The UK Government has confirmed that it will adopt EU standards for construction products if there is no Brexit deal, while the qualifications of EU architects would continue to be recognised.
In its guidance on The system for recognising EU qualified architects in the UK if there is no Brexit deal, the government said it will maintain a system of recognition for individuals with relevant EEA qualifications and access to the profession in their home state, subject to immigration policies.
Welcoming the announcement, Alan Vallance, chief executive of the Royal Institute of British Architects (RIBA), said: “Ensuring that EU qualified architects can continue to practice in the UK post-Brexit has been a priority concern for the architecture sector. I welcome the news that they will be able to register in much the same way as they do now should there be a no-deal situation.
“However, although this guidance provides some much-needed clarity, it will do little to allay the deep feelings of uncertainty in the industry and beyond at the threat of a no-deal Brexit. RIBA research shows that many international architects are not feeling confident about their future in the UK, and there has been a drop in the number of new EU entrants registering here.

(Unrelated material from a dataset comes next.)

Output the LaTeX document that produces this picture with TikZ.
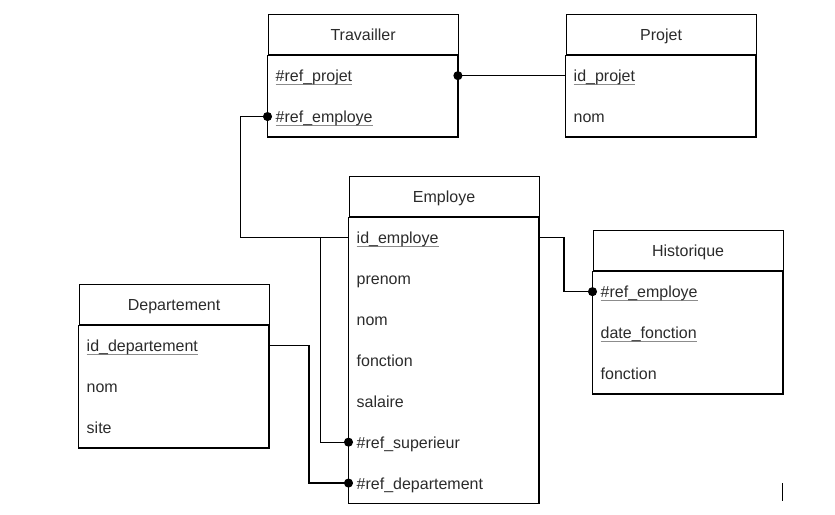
\documentclass[tikz,border=0pt]{standalone}
\usepackage{fontspec}
\setmainfont{Liberation Sans}
\usetikzlibrary{positioning,arrows.meta,scopes}
\definecolor{txtgray}{HTML}{2B2B2B}
\definecolor{keygray}{HTML}{8C8C8C}
\newcommand\keyattr[1]{\setbox0\hbox{#1}\rlap{\textcolor{keygray}{\rule[-3pt]{\wd0}{0.9pt}}}\box0}
\tikzset{
  tablehead/.style={draw, line width=1.2pt, minimum width=190pt, minimum height=40.5pt,
                    anchor=north west, inner sep=0pt, text=txtgray,
                    font=\fontsize{16}{19}\selectfont, text height=12pt, text depth=0pt},
  attr/.style={inner xsep=8pt, inner ysep=0pt, text width=174pt, minimum height=40.5pt,
               align=left, text=txtgray, font=\fontsize{16}{19}\selectfont,
               text height=12pt, text depth=0pt},
  tablebody/.style={draw, line width=1.2pt},
  fk/.style={line width=1.2pt, -{Circle[length=9pt]}, shorten >=-4.5pt},
}
\begin{document}
\begin{tikzpicture}[x=1pt,y=-1pt]
\useasboundingbox (0,0) rectangle (835,514);

% Travailler
\path node[tablehead] (trv) at (267.5,13.5) {Travailler}
      node[attr,anchor=north west] (trv-prj) at (trv.south west) {\keyattr{\#ref\_projet}}
      node[attr,below=0pt of trv-prj] (trv-emp) {\keyattr{\#ref\_employe}};
% Projet
\path node[tablehead] (prj) at (565.5,13.5) {Projet}
      node[attr,anchor=north west] (prj-id) at (prj.south west) {\keyattr{id\_projet}}
      node[attr,below=0pt of prj-id] (prj-nom) {nom};
% Employe
\path node[tablehead] (emp) at (348.5,175.5) {Employe}
      node[attr,anchor=north west] (emp-id) at (emp.south west) {\keyattr{id\_employe}}
      node[attr,below=0pt of emp-id]  (emp-pre) {prenom}
      node[attr,below=0pt of emp-pre] (emp-nom) {nom}
      node[attr,below=0pt of emp-nom] (emp-fct) {fonction}
      node[attr,below=0pt of emp-fct] (emp-sal) {salaire}
      node[attr,below=0pt of emp-sal] (emp-sup) {\#ref\_superieur}
      node[attr,below=0pt of emp-sup] (emp-dep) {\#ref\_departement};
% Departement
\path node[tablehead] (dep) at (78.5,283.5) {Departement}
      node[attr,anchor=north west] (dep-id) at (dep.south west) {\keyattr{id\_departement}}
      node[attr,below=0pt of dep-id]  (dep-nom) {nom}
      node[attr,below=0pt of dep-nom] (dep-site) {site};
% Historique
\path node[tablehead] (his) at (592.5,229.5) {Historique}
      node[attr,anchor=north west] (his-emp) at (his.south west) {\keyattr{\#ref\_employe}}
      node[attr,below=0pt of his-emp] (his-date) {\keyattr{date\_fonction}}
      node[attr,below=0pt of his-date] (his-fct) {fonction};

{[tablebody]
 \draw (trv.south west) rectangle (trv-emp.south east);
 \draw (prj.south west) rectangle (prj-nom.south east);
 \draw (emp.south west) rectangle (emp-dep.south east);
 \draw (dep.south west) rectangle (dep-site.south east);
 \draw (his.south west) rectangle (his-fct.south east);
}

{[fk]
 \draw (prj-id.west) -- (trv-prj.east);
 \draw (emp-id.west) -- ++(-108,0) |- (trv-emp.west);
 \draw (emp-id.west) -- ++(-28,0)  |- (emp-sup.west);
 \draw (dep-id.east) -- ++(40,0)   |- (emp-dep.west);
 \draw (emp-id.east) -- ++(25,0)   |- (his-emp.west);
}

\draw[line width=1.2pt] (782.5,483) -- (782.5,501);
\end{tikzpicture}
\end{document}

“The RIBA will continue to call on the government to do everything they can to prevent further damage from uncertainty and the threat of a no-deal situation. In the meantime, we urge architects and practices to read our no-deal guidance and prepare for every eventuality.”
Meanwhile, in its guidance on Construction Products Regulation if there is no Brexit deal, the government said products which are approved in Europe will be able to be used in the UK if the country leaves the EU without a deal.
The guidance said all existing European harmonised standards would become UK “designated standards”.
It said: “This will mean that immediately following the UK’s exit from the EU, the European harmonised standards and UK designated standards will be identical.
“The government will publish and maintain the list of UK designated standards. This will be a UK-wide approach with the standards applying at UK level.”
However there was no guarantee that products approved in the UK would be able to be used in the EU.
The guidance added: “In a no deal scenario it will be a matter for the European Commission to determine the arrangements for products on the EU market from the date that the UK leaves the EU.”